_Your instructions_
Print exactly what lies from the line with "Rebuild this chart" down to the line with "import plotly.graph_objects as go", counting both of those lines, but not the pictures.

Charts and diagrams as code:
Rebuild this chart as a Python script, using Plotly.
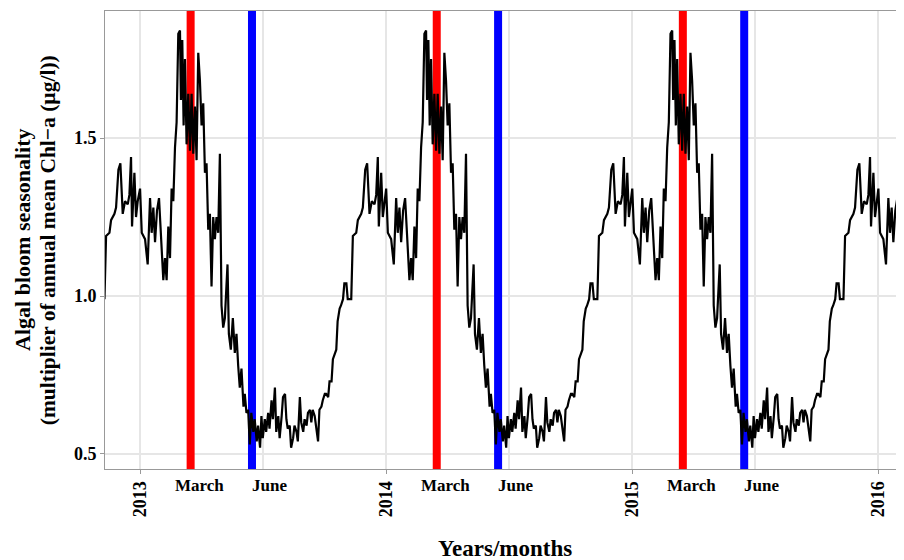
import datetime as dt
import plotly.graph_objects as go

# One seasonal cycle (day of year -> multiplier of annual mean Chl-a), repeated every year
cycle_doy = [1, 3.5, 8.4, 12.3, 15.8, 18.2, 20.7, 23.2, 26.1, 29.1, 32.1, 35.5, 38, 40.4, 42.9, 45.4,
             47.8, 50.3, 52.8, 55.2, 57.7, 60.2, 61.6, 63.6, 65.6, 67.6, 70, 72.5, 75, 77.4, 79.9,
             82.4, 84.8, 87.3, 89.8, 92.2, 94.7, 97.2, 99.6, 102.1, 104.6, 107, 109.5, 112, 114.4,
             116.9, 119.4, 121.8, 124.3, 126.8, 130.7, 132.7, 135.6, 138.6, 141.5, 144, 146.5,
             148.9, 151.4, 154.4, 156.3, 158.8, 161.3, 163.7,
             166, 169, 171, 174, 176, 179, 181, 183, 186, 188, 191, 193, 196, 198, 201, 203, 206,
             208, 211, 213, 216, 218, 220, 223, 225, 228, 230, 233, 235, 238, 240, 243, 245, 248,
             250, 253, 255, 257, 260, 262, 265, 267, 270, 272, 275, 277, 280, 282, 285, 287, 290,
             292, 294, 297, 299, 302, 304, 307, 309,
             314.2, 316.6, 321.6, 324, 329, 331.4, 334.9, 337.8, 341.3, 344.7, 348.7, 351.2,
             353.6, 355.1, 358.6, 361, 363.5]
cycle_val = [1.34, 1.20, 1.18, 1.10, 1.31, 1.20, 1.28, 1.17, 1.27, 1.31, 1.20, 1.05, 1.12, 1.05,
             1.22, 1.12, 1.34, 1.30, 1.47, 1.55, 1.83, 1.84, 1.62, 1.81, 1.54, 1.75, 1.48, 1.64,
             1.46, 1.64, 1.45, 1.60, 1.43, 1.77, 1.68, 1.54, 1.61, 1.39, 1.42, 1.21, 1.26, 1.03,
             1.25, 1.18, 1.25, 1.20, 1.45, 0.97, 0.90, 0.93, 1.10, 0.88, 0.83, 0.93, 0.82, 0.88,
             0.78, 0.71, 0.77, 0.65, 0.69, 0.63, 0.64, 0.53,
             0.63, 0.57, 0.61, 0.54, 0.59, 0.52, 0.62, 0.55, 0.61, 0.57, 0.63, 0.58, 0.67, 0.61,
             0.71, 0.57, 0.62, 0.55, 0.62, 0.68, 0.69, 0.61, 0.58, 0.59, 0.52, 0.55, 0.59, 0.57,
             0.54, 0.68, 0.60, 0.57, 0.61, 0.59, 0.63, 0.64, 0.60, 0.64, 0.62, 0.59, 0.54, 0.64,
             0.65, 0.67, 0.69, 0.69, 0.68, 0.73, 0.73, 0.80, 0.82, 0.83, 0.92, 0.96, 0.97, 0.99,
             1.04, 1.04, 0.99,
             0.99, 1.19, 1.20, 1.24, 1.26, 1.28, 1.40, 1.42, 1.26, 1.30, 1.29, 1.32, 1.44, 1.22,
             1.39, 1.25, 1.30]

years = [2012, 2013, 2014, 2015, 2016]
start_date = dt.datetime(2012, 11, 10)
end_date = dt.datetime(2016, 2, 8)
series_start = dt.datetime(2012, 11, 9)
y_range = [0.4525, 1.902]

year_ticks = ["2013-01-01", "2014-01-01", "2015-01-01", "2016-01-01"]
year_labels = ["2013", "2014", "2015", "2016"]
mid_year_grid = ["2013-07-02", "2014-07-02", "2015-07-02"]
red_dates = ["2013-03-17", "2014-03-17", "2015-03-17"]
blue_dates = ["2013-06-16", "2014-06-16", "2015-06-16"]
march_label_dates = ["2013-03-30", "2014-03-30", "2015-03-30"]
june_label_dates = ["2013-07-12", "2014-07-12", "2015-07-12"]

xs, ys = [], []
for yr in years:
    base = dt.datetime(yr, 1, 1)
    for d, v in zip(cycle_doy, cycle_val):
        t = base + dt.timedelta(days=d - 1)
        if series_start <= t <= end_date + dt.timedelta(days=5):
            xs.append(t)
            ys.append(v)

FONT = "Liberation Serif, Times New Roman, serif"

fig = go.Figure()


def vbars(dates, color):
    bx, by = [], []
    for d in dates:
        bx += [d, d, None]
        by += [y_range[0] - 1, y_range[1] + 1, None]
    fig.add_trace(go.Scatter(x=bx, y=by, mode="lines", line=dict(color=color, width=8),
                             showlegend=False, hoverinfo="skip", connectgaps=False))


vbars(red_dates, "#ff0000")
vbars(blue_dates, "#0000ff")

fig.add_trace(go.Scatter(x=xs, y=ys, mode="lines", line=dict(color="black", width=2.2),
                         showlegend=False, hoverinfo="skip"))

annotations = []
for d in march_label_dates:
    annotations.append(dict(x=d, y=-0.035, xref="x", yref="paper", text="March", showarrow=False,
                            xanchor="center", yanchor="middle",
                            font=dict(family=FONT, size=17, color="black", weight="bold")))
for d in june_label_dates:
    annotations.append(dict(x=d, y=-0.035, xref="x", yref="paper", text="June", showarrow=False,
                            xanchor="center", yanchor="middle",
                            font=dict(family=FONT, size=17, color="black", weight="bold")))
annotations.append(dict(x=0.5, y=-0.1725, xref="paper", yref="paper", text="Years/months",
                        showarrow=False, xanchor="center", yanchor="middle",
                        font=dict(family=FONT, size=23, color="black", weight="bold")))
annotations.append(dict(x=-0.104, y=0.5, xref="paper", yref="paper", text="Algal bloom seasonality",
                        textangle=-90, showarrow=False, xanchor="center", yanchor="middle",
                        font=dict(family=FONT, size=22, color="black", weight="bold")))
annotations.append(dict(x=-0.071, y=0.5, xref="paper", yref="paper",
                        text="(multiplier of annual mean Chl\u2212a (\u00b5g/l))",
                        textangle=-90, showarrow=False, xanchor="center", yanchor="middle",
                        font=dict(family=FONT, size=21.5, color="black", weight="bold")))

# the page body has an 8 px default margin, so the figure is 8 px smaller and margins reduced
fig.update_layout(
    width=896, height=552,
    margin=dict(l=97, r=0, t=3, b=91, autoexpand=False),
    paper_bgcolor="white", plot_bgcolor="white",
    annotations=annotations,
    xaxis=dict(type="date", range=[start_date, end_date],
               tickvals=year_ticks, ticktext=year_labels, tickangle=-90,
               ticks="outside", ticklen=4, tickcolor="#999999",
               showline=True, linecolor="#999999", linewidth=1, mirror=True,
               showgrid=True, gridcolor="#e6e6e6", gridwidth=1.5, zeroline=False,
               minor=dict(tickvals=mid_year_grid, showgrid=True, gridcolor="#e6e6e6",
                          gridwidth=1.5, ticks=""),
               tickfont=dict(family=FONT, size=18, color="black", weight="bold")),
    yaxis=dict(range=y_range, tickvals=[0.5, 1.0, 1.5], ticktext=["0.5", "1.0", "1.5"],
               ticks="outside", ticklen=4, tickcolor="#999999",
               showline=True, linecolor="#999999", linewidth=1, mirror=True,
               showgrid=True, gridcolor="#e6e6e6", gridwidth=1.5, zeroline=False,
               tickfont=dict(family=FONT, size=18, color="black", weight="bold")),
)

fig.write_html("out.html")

...

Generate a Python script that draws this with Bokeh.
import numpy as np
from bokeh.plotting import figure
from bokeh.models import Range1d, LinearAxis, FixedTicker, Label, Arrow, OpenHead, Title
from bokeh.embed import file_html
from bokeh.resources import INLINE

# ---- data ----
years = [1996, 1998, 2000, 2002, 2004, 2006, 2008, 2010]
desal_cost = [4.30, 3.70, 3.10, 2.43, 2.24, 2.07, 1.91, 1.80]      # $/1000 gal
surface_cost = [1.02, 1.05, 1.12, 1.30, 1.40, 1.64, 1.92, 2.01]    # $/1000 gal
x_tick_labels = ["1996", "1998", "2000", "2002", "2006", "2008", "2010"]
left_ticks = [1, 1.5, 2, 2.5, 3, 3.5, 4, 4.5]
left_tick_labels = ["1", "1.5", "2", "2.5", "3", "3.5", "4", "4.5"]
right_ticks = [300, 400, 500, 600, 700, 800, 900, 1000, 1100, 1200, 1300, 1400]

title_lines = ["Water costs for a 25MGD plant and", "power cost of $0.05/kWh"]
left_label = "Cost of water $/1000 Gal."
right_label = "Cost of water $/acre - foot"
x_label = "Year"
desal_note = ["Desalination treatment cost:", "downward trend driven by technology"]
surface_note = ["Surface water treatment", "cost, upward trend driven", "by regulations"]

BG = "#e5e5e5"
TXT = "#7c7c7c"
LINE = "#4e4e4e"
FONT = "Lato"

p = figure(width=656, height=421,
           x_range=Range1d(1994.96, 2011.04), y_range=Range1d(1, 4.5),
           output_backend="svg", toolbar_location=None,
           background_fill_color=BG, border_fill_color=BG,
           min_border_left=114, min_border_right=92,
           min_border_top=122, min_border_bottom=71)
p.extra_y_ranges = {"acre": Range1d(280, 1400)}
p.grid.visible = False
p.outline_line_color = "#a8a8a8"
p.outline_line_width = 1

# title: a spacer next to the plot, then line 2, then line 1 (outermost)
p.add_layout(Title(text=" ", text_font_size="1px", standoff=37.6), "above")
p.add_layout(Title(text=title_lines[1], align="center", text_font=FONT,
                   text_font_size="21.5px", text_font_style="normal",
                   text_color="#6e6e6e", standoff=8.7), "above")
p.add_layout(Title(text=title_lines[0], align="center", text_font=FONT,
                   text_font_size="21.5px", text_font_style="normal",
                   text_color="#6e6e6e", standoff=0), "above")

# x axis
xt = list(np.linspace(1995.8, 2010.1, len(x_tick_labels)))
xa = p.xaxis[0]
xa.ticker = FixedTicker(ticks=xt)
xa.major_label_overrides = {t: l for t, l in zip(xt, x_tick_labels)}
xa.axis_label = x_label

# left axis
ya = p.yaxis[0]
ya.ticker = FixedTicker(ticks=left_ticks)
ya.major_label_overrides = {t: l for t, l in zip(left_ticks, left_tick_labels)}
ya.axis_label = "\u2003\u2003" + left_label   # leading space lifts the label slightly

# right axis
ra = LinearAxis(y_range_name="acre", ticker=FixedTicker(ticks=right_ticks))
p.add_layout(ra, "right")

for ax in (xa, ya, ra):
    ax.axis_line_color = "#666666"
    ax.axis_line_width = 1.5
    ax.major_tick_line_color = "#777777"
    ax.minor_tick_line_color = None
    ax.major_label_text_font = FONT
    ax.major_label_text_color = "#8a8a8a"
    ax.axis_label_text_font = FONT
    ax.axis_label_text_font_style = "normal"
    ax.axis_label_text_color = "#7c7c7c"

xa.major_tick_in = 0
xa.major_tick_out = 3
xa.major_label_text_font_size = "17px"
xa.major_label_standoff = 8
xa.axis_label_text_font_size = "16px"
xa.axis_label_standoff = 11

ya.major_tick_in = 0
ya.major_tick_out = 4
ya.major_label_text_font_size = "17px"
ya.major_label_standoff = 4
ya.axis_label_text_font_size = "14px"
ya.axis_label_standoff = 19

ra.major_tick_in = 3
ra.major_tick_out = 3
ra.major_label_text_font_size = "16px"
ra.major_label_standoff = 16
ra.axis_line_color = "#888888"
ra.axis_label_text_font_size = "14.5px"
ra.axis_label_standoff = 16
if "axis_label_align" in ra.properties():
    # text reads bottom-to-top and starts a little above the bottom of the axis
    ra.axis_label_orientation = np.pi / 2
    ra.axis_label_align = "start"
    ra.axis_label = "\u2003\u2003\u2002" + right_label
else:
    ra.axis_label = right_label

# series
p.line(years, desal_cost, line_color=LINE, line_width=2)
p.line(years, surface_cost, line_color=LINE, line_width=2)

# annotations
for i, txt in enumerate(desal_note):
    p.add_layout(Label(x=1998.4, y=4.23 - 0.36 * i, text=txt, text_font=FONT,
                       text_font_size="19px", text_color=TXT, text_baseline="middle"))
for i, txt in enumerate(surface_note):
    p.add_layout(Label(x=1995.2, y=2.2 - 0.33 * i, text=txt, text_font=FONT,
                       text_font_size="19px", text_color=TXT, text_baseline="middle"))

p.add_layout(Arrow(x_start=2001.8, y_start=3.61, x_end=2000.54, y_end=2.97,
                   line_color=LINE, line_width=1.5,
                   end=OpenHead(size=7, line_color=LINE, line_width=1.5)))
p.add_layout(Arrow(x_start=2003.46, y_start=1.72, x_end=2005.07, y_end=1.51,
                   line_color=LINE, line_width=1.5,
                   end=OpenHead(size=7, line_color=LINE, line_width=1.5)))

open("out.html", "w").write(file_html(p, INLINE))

_Expected output_
Rebuild this chart as a Python script, using Plotly.
import datetime as dt
import plotly.graph_objects as go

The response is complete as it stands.